Kennedy was a war hero, a big difference, and big political advantage. One of the striking things, much remarked on, was how attractive the Kennedy campaign was to intellectuals and how accessible Kennedy was to intellectuals. I would expect the same to be true of Obama. On the surface, Obama has more of an intellectual record than Kennedy. Kennedy was a "B" student; Obama was a superstar. To get to be president of the Harvard Law Review, you're winning in a very, very tough league. These are very bright people. Now, having said that, Kennedy had a very lively mind. He had an enormously important quality for president: he was intellectually curious and that meant that if someone said this was the right thing to do, he always asked why. His intellectual curiosity was wide-ranging. It wasn't only focused on what he had to do before him.
I have a favorite Kennedy story that I always tell: Kennedy had accepted a request from Willy Brandt to meet with an old German politician of the Social Democratic Party. This sort of session is usually down for 15 minutes at the most. And as is customary for presidential meetings with non-government people, there was a note taker, me. I can't remember the politician's name, but the relevant thing is that he was very old and he had been in the Reichstag in 1914. Kennedy asked him about his experience and why in 1914 the Social Democrats voted for the war credits to finance Germany. The old man liked to talk and the conversation went on and on. Kennedy's appointment secretary, Kenny O'Donnell, put his head in at least twice to signal the president that his next appointment was waiting. But Kennedy continued to listen to the old man. Later in the day, Kennedy said to me, 'Kenny was impatient, when would I ever have another chance to talk with someone who sat in the Reichstag in 1914?'
That quality of mind is very important for the president of the United States. One simply can't imagine Bush responding like that.
CIS: Another "parallel" question: Share your thoughts on the Iraq War versus the Vietnam War.
CK: The biggest non-parallel is that there's no draft. The biggest parallel is that the country is fed up with Iraq and the country was fed up with Vietnam. In my mind, the Vietnam War lost Hubert Humphrey the election.
Another anecdote: I knew Humphrey a bit and I had some interaction with the administration when Johnson succeeded and Humphrey became vice president.

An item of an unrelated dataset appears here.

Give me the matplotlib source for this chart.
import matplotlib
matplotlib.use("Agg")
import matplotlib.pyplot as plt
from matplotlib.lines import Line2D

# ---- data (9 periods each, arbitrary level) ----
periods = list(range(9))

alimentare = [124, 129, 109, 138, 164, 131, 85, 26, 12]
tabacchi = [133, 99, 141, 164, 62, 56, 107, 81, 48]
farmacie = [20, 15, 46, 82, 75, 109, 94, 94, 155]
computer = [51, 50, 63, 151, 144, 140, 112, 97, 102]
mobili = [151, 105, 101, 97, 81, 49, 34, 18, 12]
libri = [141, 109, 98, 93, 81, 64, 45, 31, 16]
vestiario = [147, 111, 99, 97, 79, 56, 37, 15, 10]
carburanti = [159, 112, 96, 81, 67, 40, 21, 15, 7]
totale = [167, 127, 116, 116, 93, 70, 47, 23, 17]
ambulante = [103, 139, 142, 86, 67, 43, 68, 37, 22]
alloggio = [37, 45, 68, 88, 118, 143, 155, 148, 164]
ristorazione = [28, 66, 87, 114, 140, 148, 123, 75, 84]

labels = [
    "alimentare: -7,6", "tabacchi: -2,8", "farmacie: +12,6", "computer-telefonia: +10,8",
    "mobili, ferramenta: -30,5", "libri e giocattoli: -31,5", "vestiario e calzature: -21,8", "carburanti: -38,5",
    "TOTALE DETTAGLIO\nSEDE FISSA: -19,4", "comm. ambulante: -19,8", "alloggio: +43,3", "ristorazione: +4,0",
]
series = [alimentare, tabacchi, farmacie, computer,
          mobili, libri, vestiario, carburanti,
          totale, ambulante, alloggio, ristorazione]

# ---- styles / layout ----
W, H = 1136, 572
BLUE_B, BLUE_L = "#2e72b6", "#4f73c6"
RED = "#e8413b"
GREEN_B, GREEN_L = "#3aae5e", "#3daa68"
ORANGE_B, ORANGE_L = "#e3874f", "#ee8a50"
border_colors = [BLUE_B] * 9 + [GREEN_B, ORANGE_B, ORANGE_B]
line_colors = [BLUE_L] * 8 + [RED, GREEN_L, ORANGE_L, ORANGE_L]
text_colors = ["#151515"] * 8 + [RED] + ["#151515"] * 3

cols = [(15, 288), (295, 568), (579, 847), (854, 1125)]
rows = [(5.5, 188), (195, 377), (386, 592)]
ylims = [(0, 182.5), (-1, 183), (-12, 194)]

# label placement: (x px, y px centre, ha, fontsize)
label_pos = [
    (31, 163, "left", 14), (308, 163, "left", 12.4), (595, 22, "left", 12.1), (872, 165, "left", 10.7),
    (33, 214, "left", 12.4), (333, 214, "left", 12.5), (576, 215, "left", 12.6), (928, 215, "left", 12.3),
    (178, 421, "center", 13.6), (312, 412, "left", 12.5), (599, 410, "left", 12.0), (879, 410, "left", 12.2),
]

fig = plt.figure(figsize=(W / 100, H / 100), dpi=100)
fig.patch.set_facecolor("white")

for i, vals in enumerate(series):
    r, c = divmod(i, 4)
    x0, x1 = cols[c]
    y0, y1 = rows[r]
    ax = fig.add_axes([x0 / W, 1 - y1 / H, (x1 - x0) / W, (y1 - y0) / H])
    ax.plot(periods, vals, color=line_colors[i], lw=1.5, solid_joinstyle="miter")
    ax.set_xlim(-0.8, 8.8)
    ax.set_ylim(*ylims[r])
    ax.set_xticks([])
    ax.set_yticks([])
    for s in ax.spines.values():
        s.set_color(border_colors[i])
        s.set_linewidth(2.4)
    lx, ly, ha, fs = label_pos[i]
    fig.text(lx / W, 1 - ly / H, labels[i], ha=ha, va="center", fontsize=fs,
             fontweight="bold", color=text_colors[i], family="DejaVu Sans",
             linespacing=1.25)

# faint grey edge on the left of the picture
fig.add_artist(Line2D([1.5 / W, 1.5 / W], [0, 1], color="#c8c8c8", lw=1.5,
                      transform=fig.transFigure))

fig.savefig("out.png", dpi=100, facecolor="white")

A bunch of us folks got the idea of getting Humphrey to make a speech to disassociate himself from Johnson and Vietnam when he was the presidential nominee in 1968. We couldn't get him to do it. Partly he was intimidated by Johnson; Johnson was a powerful personality. It's sheer speculation to ask whether if Humphrey had spoken out, it would have made a difference, but it was a close election. The Iraq War will be a big factor and if Obama wins, it will have contributed to his win.

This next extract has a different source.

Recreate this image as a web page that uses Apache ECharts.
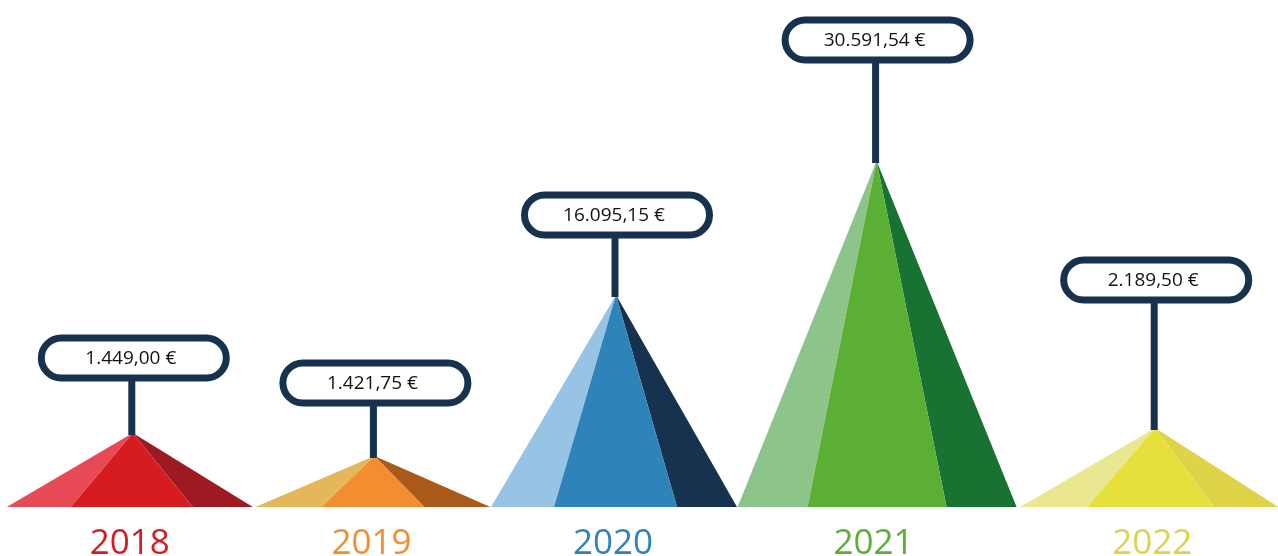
<!DOCTYPE html>
<html>
<head>
<meta charset="utf-8">
<script src="https://cdn.jsdelivr.net/npm/echarts@6/dist/echarts.min.js"></script>
<style>
html,body{margin:0;padding:0;background:#fff;}
#chart{width:1278px;height:556px;}
</style>
</head>
<body>
<div id="chart"></div>
<script>
// ---- data ----
const years = ['2018', '2019', '2020', '2021', '2022'];
const amounts = [1449.00, 1421.75, 16095.15, 30591.54, 2189.50];
const amountLabels = ['1.449,00 €', '1.421,75 €', '16.095,15 €', '30.591,54 €', '2.189,50 €'];
const pyramidHeights = [74, 51, 212, 346, 79];

// ---- styles / layout (not data) ----
const palette = [
  { light: '#E84A55', mid: '#D71C20', dark: '#9E1A22', text: '#D71C20' },
  { light: '#E4B85A', mid: '#F28E2F', dark: '#A95A18', text: '#F28E2F' },
  { light: '#97C4E4', mid: '#2E83B8', dark: '#16324E', text: '#2E83B8' },
  { light: '#8CC48A', mid: '#5BAF35', dark: '#187232', text: '#5BAF35' },
  { light: '#E9E78F', mid: '#E5E03B', dark: '#DFD447', text: '#DDD24E' }
];
// pixel offsets for each pyramid's shape, relative to its apex
const shape = [
  { shift: 5,   l: -126, ml: -62, mr: 60, r: 120, stem: 75 },
  { shift: -9,  l: -119, ml: -53, mr: 50, r: 116, stem: 73 },
  { shift: -23, l: -125, ml: -62, mr: 61, r: 121, stem: 80 },
  { shift: -18, l: -139, ml: -69, mr: 70, r: 140, stem: 121 },
  { shift: 5,   l: -135, ml: -68, mr: 59, r: 123, stem: 148 }
];
const navy = '#16324E';

const chart = echarts.init(document.getElementById('chart'));

const seriesData = years.map((y, i) => [i, pyramidHeights[i], amounts[i]]);

chart.setOption({
  animation: false,
  grid: { left: 0, right: 0, top: 0, bottom: 49, containLabel: false },
  xAxis: {
    type: 'category', data: years,
    axisLine: { show: false }, axisTick: { show: false }, axisLabel: { show: false }, splitLine: { show: false }
  },
  yAxis: {
    type: 'value', min: 0, max: 507,
    show: false
  },
  series: [{
    type: 'custom',
    data: seriesData,
    clip: false,
    renderItem: function (params, api) {
      const i = api.value(0);
      const s = shape[i];
      const c = palette[i];
      const base = api.coord([i, 0]);
      const top = api.coord([i, api.value(1)]);
      const ax = base[0] + s.shift;
      const by = base[1];
      const ay = top[1];
      const boxCy = ay - s.stem;
      const boxW = 185, boxH = 40;
      return {
        type: 'group',
        children: [
          { type: 'polygon', shape: { points: [[ax + s.l, by], [ax + s.ml, by], [ax, ay]] }, style: { fill: c.light } },
          { type: 'polygon', shape: { points: [[ax + s.mr, by], [ax + s.r, by], [ax, ay]] }, style: { fill: c.dark } },
          { type: 'polygon', shape: { points: [[ax + s.ml, by], [ax + s.mr, by], [ax, ay]] }, style: { fill: c.mid } },
          { type: 'line', shape: { x1: ax - 1, y1: ay + 2, x2: ax - 1, y2: boxCy }, style: { stroke: navy, lineWidth: 7 } },
          { type: 'rect', shape: { x: ax + 1 - boxW / 2, y: boxCy - boxH / 2, width: boxW, height: boxH, r: 20 },
            style: { fill: '#fff', stroke: navy, lineWidth: 7 } },
          { type: 'text', x: ax - 2, y: boxCy + 1,
            style: { text: amountLabels[i], fill: '#111', font: '19px "Open Sans", sans-serif', align: 'center', verticalAlign: 'middle' } },
          { type: 'text', x: ax - 3, y: by + 37,
            style: { text: years[i], fill: c.text, font: '35px "Open Sans", sans-serif', align: 'center', verticalAlign: 'middle' } }
        ]
      };
    }
  }]
});
</script>
</body>
</html>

The idea of Americanizing the Vietnam War, as Johnson did in 1965, was a bad idea. Until 1965, we had military advisors, we had spent a lot of money, but we weren't directly fighting the Viet Cong. Johnson started sending American troops and the war became an American war. One of my colleagues wrote a pamphlet: No Good Choices: LBJ and Vietnam, this was another production of the committee. But at least there was a semi-plausible context for that. There was a worldwide Cold War going on, there was no question that the North Vietnamese were being helped a lot by the Russians, some by the Chinese. The idea that we should resist the expansion of the Sino-Soviet bloc (as it used to be called) was the heart of our foreign policy, so it wasn't a question of going out and looking for trouble. It was a question of judgment of how bad would it be if we lost Vietnam and how likely we were to stop that from happening. That was a hard judgment. Whereas, with the Iraq war, there was no threatening context. This was a war that we invented for a perfectly implausible purpose.

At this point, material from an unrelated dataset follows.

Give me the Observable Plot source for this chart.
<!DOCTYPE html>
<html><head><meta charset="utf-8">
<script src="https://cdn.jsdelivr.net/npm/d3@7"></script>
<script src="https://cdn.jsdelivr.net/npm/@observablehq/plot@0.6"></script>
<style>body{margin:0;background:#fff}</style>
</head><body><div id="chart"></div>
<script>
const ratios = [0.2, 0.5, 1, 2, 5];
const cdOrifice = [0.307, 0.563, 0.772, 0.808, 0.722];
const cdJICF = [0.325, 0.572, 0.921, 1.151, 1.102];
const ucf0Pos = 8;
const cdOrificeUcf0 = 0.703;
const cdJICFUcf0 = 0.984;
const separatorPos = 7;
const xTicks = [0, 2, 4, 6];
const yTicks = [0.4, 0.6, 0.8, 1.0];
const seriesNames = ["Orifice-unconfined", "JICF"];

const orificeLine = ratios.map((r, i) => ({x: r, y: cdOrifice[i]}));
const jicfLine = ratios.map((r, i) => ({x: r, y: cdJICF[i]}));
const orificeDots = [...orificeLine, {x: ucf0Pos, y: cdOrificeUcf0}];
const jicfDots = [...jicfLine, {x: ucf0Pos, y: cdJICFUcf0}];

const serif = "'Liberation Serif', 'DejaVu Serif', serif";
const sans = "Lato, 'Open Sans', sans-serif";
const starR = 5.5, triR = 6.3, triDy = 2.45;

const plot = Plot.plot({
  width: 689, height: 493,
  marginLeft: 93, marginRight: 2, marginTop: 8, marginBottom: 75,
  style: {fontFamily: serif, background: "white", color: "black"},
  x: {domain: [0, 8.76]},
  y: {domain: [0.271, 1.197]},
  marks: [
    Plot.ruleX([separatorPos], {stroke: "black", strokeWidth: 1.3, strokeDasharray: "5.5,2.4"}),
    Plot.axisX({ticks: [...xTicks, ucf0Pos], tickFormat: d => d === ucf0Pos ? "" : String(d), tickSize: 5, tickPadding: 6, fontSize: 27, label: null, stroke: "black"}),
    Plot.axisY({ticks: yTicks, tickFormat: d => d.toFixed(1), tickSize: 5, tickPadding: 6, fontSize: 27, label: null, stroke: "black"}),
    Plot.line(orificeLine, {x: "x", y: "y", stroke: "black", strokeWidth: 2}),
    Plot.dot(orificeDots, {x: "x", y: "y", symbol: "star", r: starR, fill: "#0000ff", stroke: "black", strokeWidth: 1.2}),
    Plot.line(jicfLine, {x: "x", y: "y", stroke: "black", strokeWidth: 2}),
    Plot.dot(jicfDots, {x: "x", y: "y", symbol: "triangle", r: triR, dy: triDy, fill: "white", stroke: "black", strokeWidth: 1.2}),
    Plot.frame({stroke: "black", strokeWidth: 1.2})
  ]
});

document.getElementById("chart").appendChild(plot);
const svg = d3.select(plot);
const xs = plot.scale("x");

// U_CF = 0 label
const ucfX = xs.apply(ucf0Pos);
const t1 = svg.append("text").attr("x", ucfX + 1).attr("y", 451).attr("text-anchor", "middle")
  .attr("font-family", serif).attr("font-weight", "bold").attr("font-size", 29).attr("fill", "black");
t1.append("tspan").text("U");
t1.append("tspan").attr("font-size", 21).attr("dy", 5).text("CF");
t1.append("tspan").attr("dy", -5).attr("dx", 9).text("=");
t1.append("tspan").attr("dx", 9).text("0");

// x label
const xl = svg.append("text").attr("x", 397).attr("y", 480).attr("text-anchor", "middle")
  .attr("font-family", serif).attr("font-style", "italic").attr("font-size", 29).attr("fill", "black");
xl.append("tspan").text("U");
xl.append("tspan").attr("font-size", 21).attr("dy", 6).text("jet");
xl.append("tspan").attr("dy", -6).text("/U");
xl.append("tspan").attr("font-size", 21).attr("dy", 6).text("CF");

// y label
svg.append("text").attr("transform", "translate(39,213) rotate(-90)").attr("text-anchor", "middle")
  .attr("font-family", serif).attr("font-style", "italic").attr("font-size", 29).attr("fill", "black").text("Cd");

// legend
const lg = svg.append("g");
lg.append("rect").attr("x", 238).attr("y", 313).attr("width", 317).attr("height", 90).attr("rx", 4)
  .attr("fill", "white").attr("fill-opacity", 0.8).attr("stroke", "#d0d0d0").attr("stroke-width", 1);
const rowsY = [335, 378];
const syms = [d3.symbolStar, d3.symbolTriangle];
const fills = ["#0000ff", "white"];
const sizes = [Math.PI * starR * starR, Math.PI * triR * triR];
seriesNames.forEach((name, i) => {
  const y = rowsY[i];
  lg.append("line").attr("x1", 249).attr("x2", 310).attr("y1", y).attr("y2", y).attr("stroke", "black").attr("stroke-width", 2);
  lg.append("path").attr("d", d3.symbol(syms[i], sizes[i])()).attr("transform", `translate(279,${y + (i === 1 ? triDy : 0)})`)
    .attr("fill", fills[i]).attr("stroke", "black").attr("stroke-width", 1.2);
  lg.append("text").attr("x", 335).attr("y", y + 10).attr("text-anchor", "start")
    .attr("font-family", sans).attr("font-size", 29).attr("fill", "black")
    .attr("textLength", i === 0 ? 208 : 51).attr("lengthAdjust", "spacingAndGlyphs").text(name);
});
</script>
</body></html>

CIS: You've had an illustrious career. What are your proudest moments?
CK: I was on the American mission that negotiated the Test Ban Treaty with the Russians in the summer of 1963. Having such a treaty was something that I'd been pushing for, and I sold the idea of having Averell Harriman head the negotiating team. Dean Rusk, secretary of state, had a different idea, but I believe that another negotiator might not have succeeded even though the Russians wanted a treaty. There were questions on various side issues that someone who wasn't as enthusiastic might have pursued to the detriment of an agreement. Harriman was enthusiastic, so we got our treaty. I treasure a photo of the president, Harriman, and me in Hyannis Port when we got back from Moscow.
A difficult moment in the process came when there was a hang up on the technical question of how Germany should be treated. We didn't recognize East Germany, so there was some business about trying to draft language that would finesse this issue on how the treaty would be signed and ratified, since we wanted it to be as universal as possible. The lawyer in our delegation was worried about this language, and we were going to call a recess. I said to Harriman, 'Why don't I just go back to the embassy and call Washington?' Harriman replied, 'Why go to the embassy? They tap the phone there, too, so you might as well use the phone here.' So I called Washington and got McGeorge Bundy, national security advisor, and the president on the phone, and they approved the language and we marched on. A small point, but it made me feel proud.
I felt a certain thrill when I published my first book, "United States vs. United Shoe Machinery Corporation. An economic analysis of an anti-trust case." I didn't expect it to become a best seller, and it didn't. It was published in 1957.